As already mentioned, the fairy tale sequence takes up a rather large portion of the film. Sanders-Brahms incorporates the telling of the tale into a montage sequence, so we see Lene and her daughter traveling through the country side, hearing the story multiple times. It has been told so many times and in so many different places that it has become a refrain Lene uses to comfort not only her daughter, but also herself.

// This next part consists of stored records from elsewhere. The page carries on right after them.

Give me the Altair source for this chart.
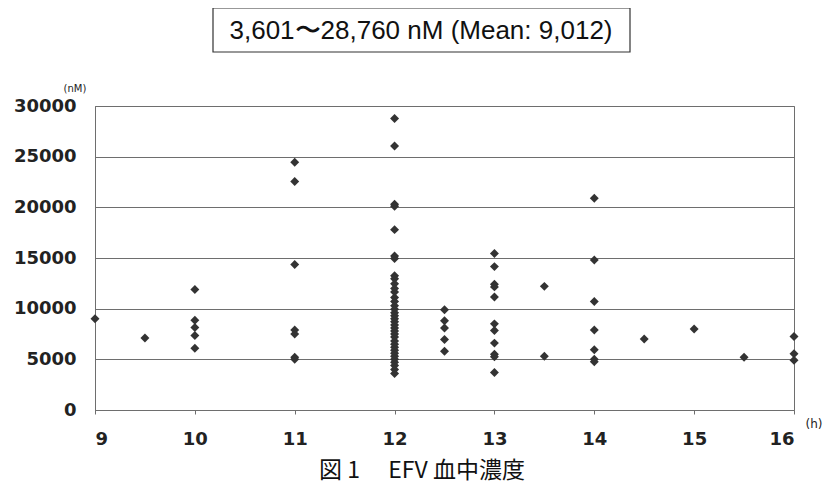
import altair as alt
import pandas as pd

# concentration (nM) by sampling time (h)
h9 = [9000]
h9_5 = [7100]
h10 = [11900, 8850, 8150, 7350, 6100]
h11 = [24450, 22550, 14350, 7900, 7500, 5200, 5000]
h12 = [28760, 26050, 20300, 20100, 17800, 15200, 14950, 13250, 12950, 12450,
       12000, 11650, 11100, 10700, 10300, 9950, 9600, 9300, 9000, 8700, 8400,
       8100, 7800, 7500, 7200, 6800, 6500, 6200, 5900, 5600, 5300, 5000, 4700,
       4400, 4000, 3601]
h12_5 = [9900, 8800, 8100, 6950, 5800]
h13 = [15450, 14150, 12400, 12150, 11150, 8500, 7850, 6600, 5500, 5250, 3700]
h13_5 = [12200, 5300]
h14 = [20900, 14800, 10700, 7900, 5950, 5000, 4750]
h14_5 = [7000]
h15 = [8000]
h15_5 = [5200]
h16 = [7250, 5550, 4900]

times = [9, 9.5, 10, 11, 12, 12.5, 13, 13.5, 14, 14.5, 15, 15.5, 16]
groups = [h9, h9_5, h10, h11, h12, h12_5, h13, h13_5, h14, h14_5, h15, h15_5, h16]
x_ticks = [9, 10, 11, 12, 13, 14, 15, 16]
y_ticks = [0, 5000, 10000, 15000, 20000, 25000, 30000]

title_text = "3,601〜28,760 nM (Mean: 9,012)"
caption_text = "図 1　 EFV 血中濃度"
y_unit = "(nM)"
x_unit = "(h)"

rows = []
for t, vals in zip(times, groups):
    for v in vals:
        rows.append({"time": t, "conc": v})
df = pd.DataFrame(rows)

W, H = 699, 304
GRID = "#6e6e6e"
FONT = "DejaVu Sans"

points = alt.Chart(df).mark_point(
    shape="diamond", filled=True, size=80, color="#333333", opacity=1
).encode(
    x=alt.X("time:Q",
            scale=alt.Scale(domain=[9, 16], nice=False, zero=False),
            axis=alt.Axis(values=x_ticks, title=None, grid=False, domain=True,
                          domainColor=GRID, ticks=True, tickSize=4, tickColor=GRID,
                          labelPadding=16, labelFont=FONT, labelFontSize=18,
                          labelFontWeight="bold", labelColor="#222222")),
    y=alt.Y("conc:Q",
            scale=alt.Scale(domain=[0, 30000], nice=False),
            axis=alt.Axis(values=y_ticks, format="d", title=None, grid=True,
                          gridColor=GRID, gridOpacity=1, gridWidth=1, domain=True,
                          domainColor=GRID, ticks=False, labelPadding=19,
                          labelFont=FONT, labelFontSize=18, labelFontWeight="bold",
                          labelColor="#222222")),
)

one = pd.DataFrame({"title": [title_text], "caption": [caption_text],
                    "yu": [y_unit], "xu": [x_unit]})
base = alt.Chart(one)

box = base.mark_rect(fill="white", stroke="#333333", strokeWidth=1.2).encode(
    x=alt.value(118), x2=alt.value(535), y=alt.value(-98), y2=alt.value(-54))
title = base.mark_text(font="Liberation Sans", fontSize=26, color="#111111",
                       align="center", baseline="middle").encode(
    x=alt.value(326), y=alt.value(-75), text="title:N")
caption = base.mark_text(font="Noto Sans CJK JP", fontSize=23, color="#111111",
                         align="center", baseline="middle").encode(
    x=alt.value(327), y=alt.value(365), text="caption:N")
yunit = base.mark_text(font=FONT, fontSize=10, color="#222222",
                       align="center", baseline="middle").encode(
    x=alt.value(-20), y=alt.value(-17), text="yu:N")
xunit = base.mark_text(font=FONT, fontSize=12, color="#222222",
                       align="center", baseline="middle").encode(
    x=alt.value(719), y=alt.value(318), text="xu:N")

chart = alt.layer(points, box, title, caption, yunit, xunit).properties(
    width=W, height=H,
    autosize=alt.AutoSizeParams(type="none"),
    padding={"left": 87, "top": 98, "right": 30, "bottom": 78},
    background="white",
).configure_view(stroke=GRID, strokeWidth=1)

chart.save("out.html", embed_options={"renderer": "svg", "actions": False})
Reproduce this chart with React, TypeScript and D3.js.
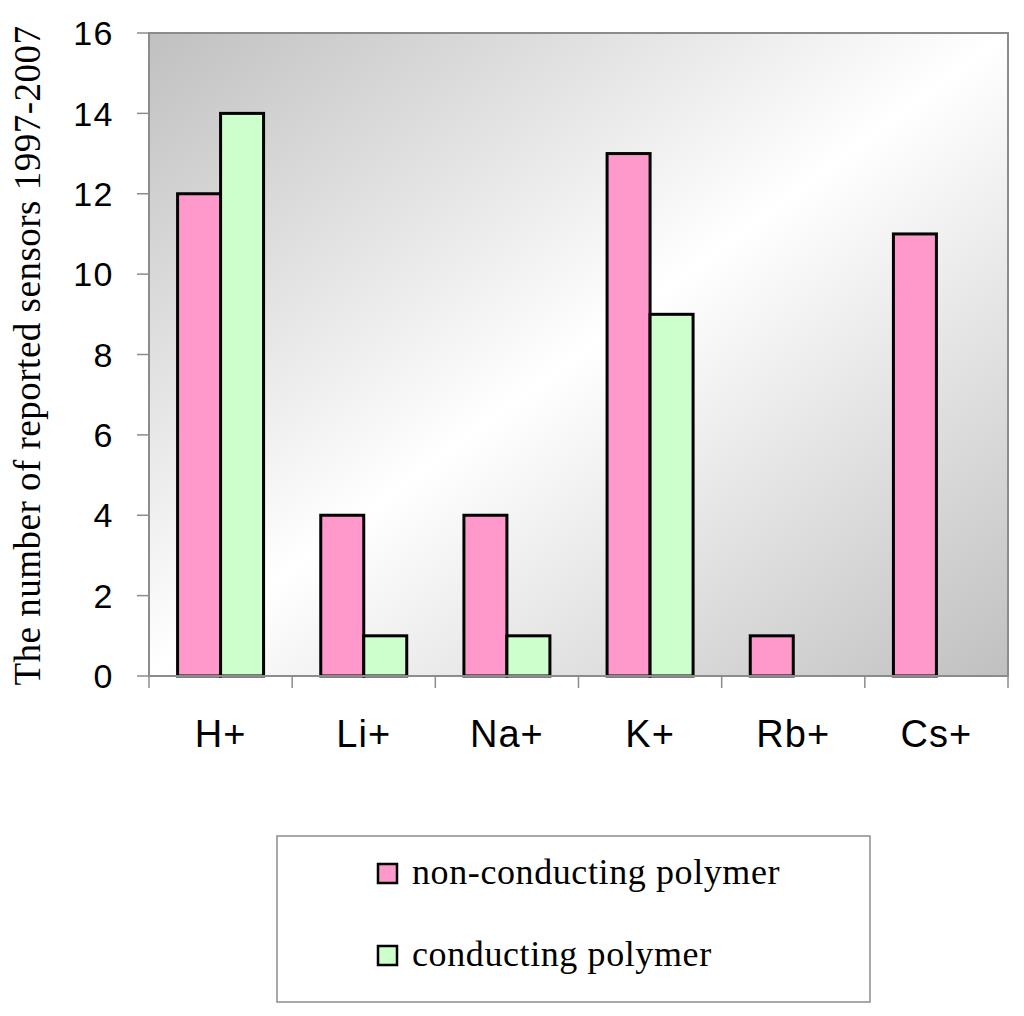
import React from "react";
import * as d3 from "d3";

const categories = ["H+", "Li+", "Na+", "K+", "Rb+", "Cs+"];
const seriesNames = ["non-conducting polymer", "conducting polymer"];
const nonConducting = [12, 4, 4, 13, 1, 11];
const conducting = [14, 1, 1, 9, 0, 0];
const yTicks = [0, 2, 4, 6, 8, 10, 12, 14, 16];
const yTitle = "The number of reported sensors 1997-2007";

const colors = ["#FF99CC", "#CCFFCC"];

export default function App() {
  const W = 1024, H = 1016;
  const left = 149, right = 1008, top = 33, bottom = 676;
  const x = d3.scaleBand<string>().domain(categories).range([left, right]).padding(0);
  const xs = d3.scaleBand<string>().domain(seriesNames).range([0, x.bandwidth()]).paddingInner(0).paddingOuter(0.665);
  const y = d3.scaleLinear().domain([0, 16]).range([bottom, top]);
  const values = [nonConducting, conducting];
  const sansFont = "'Liberation Sans', Arial, sans-serif";
  const serifFont = "'Liberation Serif', 'Times New Roman', serif";

  return (
    <svg width={W} height={H} style={{ position: "absolute", left: 0, top: 0, background: "#fff" }}>
      <defs>
        <linearGradient id="bg" x1="0" y1="0" x2="1" y2="1">
          <stop offset="0" stopColor="#c0c0c0" />
          <stop offset="0.5" stopColor="#ffffff" />
          <stop offset="1" stopColor="#c0c0c0" />
        </linearGradient>
      </defs>
      <rect x={left} y={top} width={right - left} height={bottom - top} fill="url(#bg)" stroke="#8c8c8c" strokeWidth={2} />
      {/* y axis ticks */}
      {yTicks.map((t) => (
        <g key={t}>
          <line x1={left - 12} x2={left} y1={y(t)} y2={y(t)} stroke="#8c8c8c" strokeWidth={1.5} />
          <text x={114} y={y(t)} dy="0.36em" textAnchor="end" fontFamily={sansFont} fontSize={34} letterSpacing={1.5} fill="#000">
            {t}
          </text>
        </g>
      ))}
      {/* x axis ticks */}
      {[...categories.map((c) => x(c) as number), right].map((v, i) => (
        <line key={i} x1={v} x2={v} y1={bottom} y2={bottom + 12} stroke="#8c8c8c" strokeWidth={1.5} />
      ))}
      {/* bars */}
      {categories.map((c, ci) =>
        seriesNames.map((s, si) => {
          const v = values[si][ci];
          if (!v) return null;
          const bx = (x(c) as number) + (xs(s) as number);
          return (
            <rect key={c + s} x={bx} y={y(v)} width={xs.bandwidth()} height={y(0) - y(v)} fill={colors[si]} stroke="#000" strokeWidth={3} />
          );
        })
      )}
      <line x1={left} x2={right} y1={bottom} y2={bottom} stroke="#8c8c8c" strokeWidth={2} />
      <line x1={left} x2={left} y1={top} y2={bottom} stroke="#8c8c8c" strokeWidth={2} />
      {/* x labels */}
      {categories.map((c) => (
        <text key={c} x={(x(c) as number) + x.bandwidth() / 2} y={747} textAnchor="middle" fontFamily={sansFont} fontSize={38} letterSpacing={1} fill="#000">
          {c}
        </text>
      ))}
      {/* y title */}
      <text transform={`translate(40, ${(top + bottom) / 2 + 1}) rotate(-90)`} textAnchor="middle" fontFamily={serifFont} fontSize={37} letterSpacing={0.5} fill="#000">
        {yTitle}
      </text>
      {/* legend */}
      <rect x={277} y={836} width={593} height={166} fill="#fff" stroke="#8c8c8c" strokeWidth={1.5} />
      {seriesNames.map((s, i) => (
        <g key={s}>
          <rect x={378} y={864 + i * 82} width={19} height={19} fill={colors[i]} stroke="#000" strokeWidth={2.5} />
          <text x={412} y={884 + i * 82} fontFamily={serifFont} fontSize={36} letterSpacing={0.6} fill="#000">
            {s}
          </text>
        </g>
      ))}
    </svg>
  );
}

After the war ends Hans returns home a changed man and the family’s attempts to begin a domestic life are not particularly successful. Not only have Lene and Anna formed a bond that Hans will never be able to replicate, but Lene has succumbed to facial paralysis making life for her quite difficult. Finally, depression compels Lene to lock herself in the bathroom and attempt to commit suicide with gas. (The protagonist of The Marriage of Maria Braun attempts to take her life in the same way, drawing obvious parallels to the gas chambers used during World War II.) Anna pleads with to open the door, desperately asking her mother not to leave her alone. The door does eventually swing open, but we are left with these lines from an adult Anna: “It was a long time before Lene opened the door. Sometimes I think she’s still behind it. And I’m still standing outside…and she’ll never come out to me.” For Lene, Anna, and Hans, for Sanders-Brahms and her mother, for millions of Germans and Jews, and for millions more around the world today, the war has never ended.

Germany, Pale Mother is a fascinating, harrowing, and devastating portrait on the micro impacts of war. It is more than anything a reminder that our lives are the products of decisions made by strangers and those decisions can live on for years and years to come, eventually hobbling us. It is a film that deserves a wider audience beyond the small circle of film critics who see it as an essential text.

Germany, Pale Mother is available for rental through Netflix. Some cinephile has even uploaded the film on YouTube if you prefer to view it that way.